BACK IN 2007, M.I.A. released the track “Paper Planes,” a raw, dance-floor-ready anthem with a refrain featuring the sound of gunshots. “Everyone was like, ‘You need to edit those out,’” she says now, that grin back on her face. “They said, ‘You need something that’s going to get on the radio.’” She kept them in, of course, and for a year the song was heard only by her fans and in the clubs. Then, all of a sudden, it was everywhere: on Slumdog Millionaire; on the trailer for the Michael Moore documentary Capitalism: A Love Story; on every radio station, gunshots intact. M.I.A. became a household name. “It took a movie to do that!
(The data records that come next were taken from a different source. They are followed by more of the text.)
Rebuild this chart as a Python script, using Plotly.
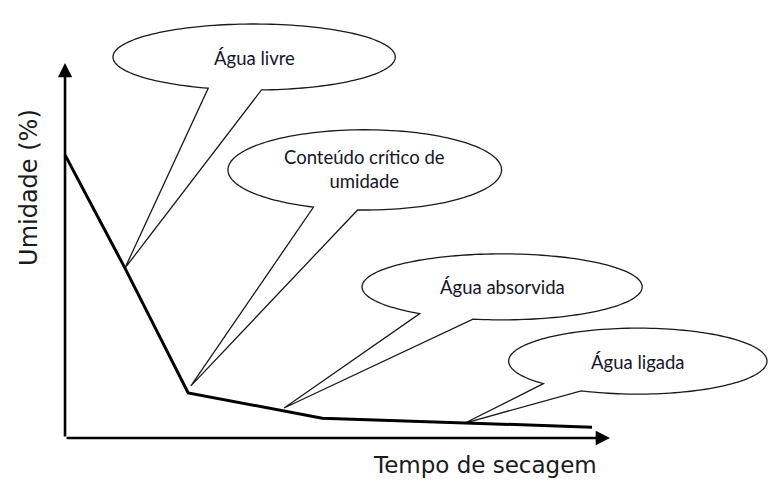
import numpy as np
import plotly.graph_objects as go

# ---- data (arbitrary units: drying time vs moisture %) ----
tempo = [0.0, 11.0, 22.6, 47.2, 96.7]
umidade = [75.5, 45.3, 12.0, 5.3, 2.9]

# callout labels and the point of the curve each one points to
rotulos = ["Água livre", "Conteúdo crítico de<br>umidade", "Água absorvida", "Água ligada"]
alvo_x = [11.0, 23.1, 40.2, 73.4]
alvo_y = [45.3, 13.9, 8.0, 4.0]

eixo_x_titulo = "Tempo de secagem"
eixo_y_titulo = "Umidade (%)"

# ---- callout geometry (layout/style) ----
# centre x, centre y, radius x, radius y, wedge angles (deg, screen y-down)
baloes = [
    dict(cx=34.7, cy=101.6, rx=25.9, ry=8.8, a1=87, a2=109),
    dict(cx=55.0, cy=71.5, rx=25.1, ry=10.7, a1=93, a2=112),
    dict(cx=80.2, cy=40.3, rx=25.7, ry=8.8, a1=102, a2=126),
    dict(cx=105.1, cy=20.5, rx=23.7, ry=8.8, a1=116, a2=137),
]
texto_dy = [-0.3, 0.3, 0.0, -0.2]

fig = go.Figure()

shapes = []
annotations = []
for b, tx, ty, lab, dy in zip(baloes, alvo_x, alvo_y, rotulos, texto_dy):
    t = np.radians(np.linspace(b["a2"], b["a1"] + 360, 160))
    xs = b["cx"] + b["rx"] * np.cos(t)
    ys = b["cy"] - b["ry"] * np.sin(t)
    path = "M {:.3f},{:.3f} ".format(xs[0], ys[0])
    path += " ".join("L {:.3f},{:.3f}".format(x, y) for x, y in zip(xs[1:], ys[1:]))
    path += " L {:.3f},{:.3f} Z".format(tx, ty)
    shapes.append(dict(type="path", path=path, xref="x", yref="y",
                       line=dict(color="#1a1a1a", width=1.3),
                       fillcolor="white", layer="below"))
    annotations.append(dict(x=b["cx"], y=b["cy"] + dy, xref="x", yref="y",
                            text=lab, showarrow=False,
                            font=dict(family="Lato", size=18.5, color="#15152a")))

fig.add_trace(go.Scatter(x=tempo, y=umidade, mode="lines",
                         line=dict(color="black", width=3),
                         hoverinfo="skip", showlegend=False))

# axes with arrows
annotations.append(dict(x=100, y=0, ax=0, ay=0, xref="x", yref="y", axref="x", ayref="y",
                        text="", showarrow=True, arrowhead=2, arrowsize=1.1,
                        arrowwidth=2.6, arrowcolor="black", standoff=0))
annotations.append(dict(x=0, y=100, ax=0, ay=0, xref="x", yref="y", axref="x", ayref="y",
                        text="", showarrow=True, arrowhead=2, arrowsize=1.1,
                        arrowwidth=2.6, arrowcolor="black", standoff=0))

annotations.append(dict(x=77.1, y=-7.2, xref="x", yref="y", text=eixo_x_titulo,
                        showarrow=False,
                        font=dict(family="DejaVu Sans", size=23, color="#1a1a1a")))
annotations.append(dict(x=-6.6, y=66.7, xref="x", yref="y", text=eixo_y_titulo,
                        showarrow=False, textangle=-90,
                        font=dict(family="DejaVu Sans", size=24, color="#1a1a1a")))

fig.update_layout(
    width=774, height=497,
    margin=dict(l=0, r=0, t=0, b=0),
    paper_bgcolor="white", plot_bgcolor="white",
    xaxis=dict(range=[-11.93, 130.09], visible=False, fixedrange=True),
    yaxis=dict(range=[-15.73, 116.8], visible=False, fixedrange=True),
    shapes=shapes,
    annotations=annotations,
    showlegend=False,
)

fig.write_html("out.html",
               config={"displayModeBar": False},
               post_script="document.body.style.margin='0';document.body.style.overflow='hidden';")
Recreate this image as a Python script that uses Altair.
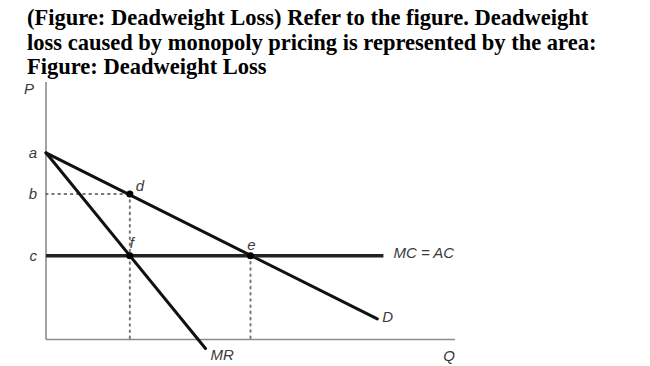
import altair as alt
import pandas as pd

# ---- data (Q and P in arbitrary units, 0..100) ----
title_lines = [
    "(Figure: Deadweight Loss) Refer to the figure. Deadweight",
    "loss caused by monopoly pricing is represented by the area:",
    "Figure: Deadweight Loss",
]

# solid curves as segments: name, q1, p1, q2, p2
curve_names = ["D", "MR", "MC = AC"]
curve_q1 = [0, 0, 0]
curve_p1 = [72.5, 72.5, 32.5]
curve_q2 = [81, 39, 82.5]
curve_p2 = [8, -3.5, 32.5]

# dotted guide segments
guide_q1 = [0, 20.5, 50]
guide_p1 = [56.5, 56.5, 32.5]
guide_q2 = [20.5, 20.5, 50]
guide_p2 = [56.5, 0, 0]

# axes
axis_q1 = [0, 0]
axis_p1 = [0, 0]
axis_q2 = [0, 100]
axis_p2 = [100, 0]

# marked points d, f, e
point_names = ["d", "f", "e"]
point_q = [20.5, 20.5, 50]
point_p = [56.5, 32.5, 32.5]

# price labels on the vertical axis
price_names = ["a", "b", "c"]
price_p = [72.5, 56.5, 32.5]

curves = pd.DataFrame({"name": curve_names, "q1": curve_q1, "p1": curve_p1,
                       "q2": curve_q2, "p2": curve_p2})
guides = pd.DataFrame({"q1": guide_q1, "p1": guide_p1, "q2": guide_q2, "p2": guide_p2})
axes = pd.DataFrame({"q1": axis_q1, "p1": axis_p1, "q2": axis_q2, "p2": axis_p2})
points = pd.DataFrame({"name": point_names, "q": point_q, "p": point_p})
prices = pd.DataFrame({"name": price_names, "q": [0] * len(price_names), "p": price_p})

xs = alt.Scale(domain=[0, 100], nice=False, zero=False)
ys = alt.Scale(domain=[0, 100], nice=False, zero=False)

X = lambda f: alt.X(f, type="quantitative", scale=xs, axis=None)
Y = lambda f: alt.Y(f, type="quantitative", scale=ys, axis=None)

label_font = "Liberation Sans"
label_color = "#3a3a3a"

axis_layer = alt.Chart(axes).mark_rule(color="#8c8c8c", strokeWidth=1.6).encode(
    x=X("q1"), y=Y("p1"), x2="q2", y2="p2")

guide_layer = alt.Chart(guides).mark_rule(
    color="#777777", strokeWidth=2, strokeDash=[1.6, 4.6], strokeCap="round").encode(
    x=X("q1"), y=Y("p1"), x2="q2", y2="p2")

demand_layer = alt.Chart(curves).transform_filter(alt.datum.name != "MC = AC").mark_rule(
    color="#111111", strokeWidth=3, strokeCap="round").encode(
    x=X("q1"), y=Y("p1"), x2="q2", y2="p2")

mc_layer = alt.Chart(curves).transform_filter(alt.datum.name == "MC = AC").mark_rule(
    color="#222222", strokeWidth=3.6).encode(
    x=X("q1"), y=Y("p1"), x2="q2", y2="p2")

point_layer = alt.Chart(points).mark_circle(color="#000000", size=50, opacity=1).encode(
    x=X("q"), y=Y("p"))

def lbl(df, **kw):
    base = dict(font=label_font, fontStyle="italic", fontSize=15, color=label_color)
    base.update(kw)
    return alt.Chart(df).mark_text(**base)

price_labels = lbl(prices, align="right", baseline="middle", dx=-9).encode(
    x=X("q"), y=Y("p"), text="name")

d_label = lbl(points[points.name == "d"], align="center", baseline="middle", dx=10, dy=-8).encode(
    x=X("q"), y=Y("p"), text="name")
f_label = lbl(points[points.name == "f"], align="center", baseline="middle", dx=2, dy=-13).encode(
    x=X("q"), y=Y("p"), text="name")
e_label = lbl(points[points.name == "e"], align="center", baseline="middle", dx=1, dy=-11).encode(
    x=X("q"), y=Y("p"), text="name")

mc_label = lbl(curves[curves.name == "MC = AC"], align="left", baseline="middle", dx=10, dy=-3).encode(
    x=X("q2"), y=Y("p2"), text="name")
d_curve_label = lbl(curves[curves.name == "D"], align="left", baseline="middle", dx=5, dy=-2).encode(
    x=X("q2"), y=Y("p2"), text="name")
mr_label = lbl(curves[curves.name == "MR"], align="left", baseline="middle", dx=5, dy=6).encode(
    x=X("q2"), y=Y("p2"), text="name")

axis_names = pd.DataFrame({"name": ["P", "Q"], "q": [0, 100], "p": [100, 0]})
p_label = lbl(axis_names[axis_names.name == "P"], align="center", baseline="middle", dx=-17, dy=7).encode(
    x=X("q"), y=Y("p"), text="name")
q_label = lbl(axis_names[axis_names.name == "Q"], align="right", baseline="middle", dx=0, dy=16).encode(
    x=X("q"), y=Y("p"), text="name")

chart = alt.layer(
    axis_layer, guide_layer, demand_layer, mc_layer, point_layer,
    price_labels, d_label, f_label, e_label, mc_label, d_curve_label, mr_label,
    p_label, q_label,
).properties(
    width=409,
    height=257.5,
    background="white",
    autosize=alt.AutoSizeParams(type="none"),
    padding={"left": 38, "top": 74, "right": 185, "bottom": 25},
    title=alt.TitleParams(
        text=title_lines,
        anchor="start",
        frame="group",
        font="Liberation Serif",
        fontSize=22.5,
        fontWeight="bold",
        color="#000000",
        lineHeight=24.5,
        baseline="bottom",
        offset=4,
        dx=-19,
        dy=24.5,
    ),
).configure_view(stroke="transparent", strokeWidth=0)

chart.save("out.html", embed_options={"renderer": "svg", "actions": False})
Not people’s eyes and ears and brains!” she says, digging for something in her purse. “But my fans lived that song for a year. It was their secret. And that’s who I’m making my music for—my fans. Anything that happens after that is a bonus. Because you have to live with your work forever, even after you die.” She stops rummaging suddenly and looks directly at me. Her eyes, dark as coals, are piercing. “Do you know what I mean?”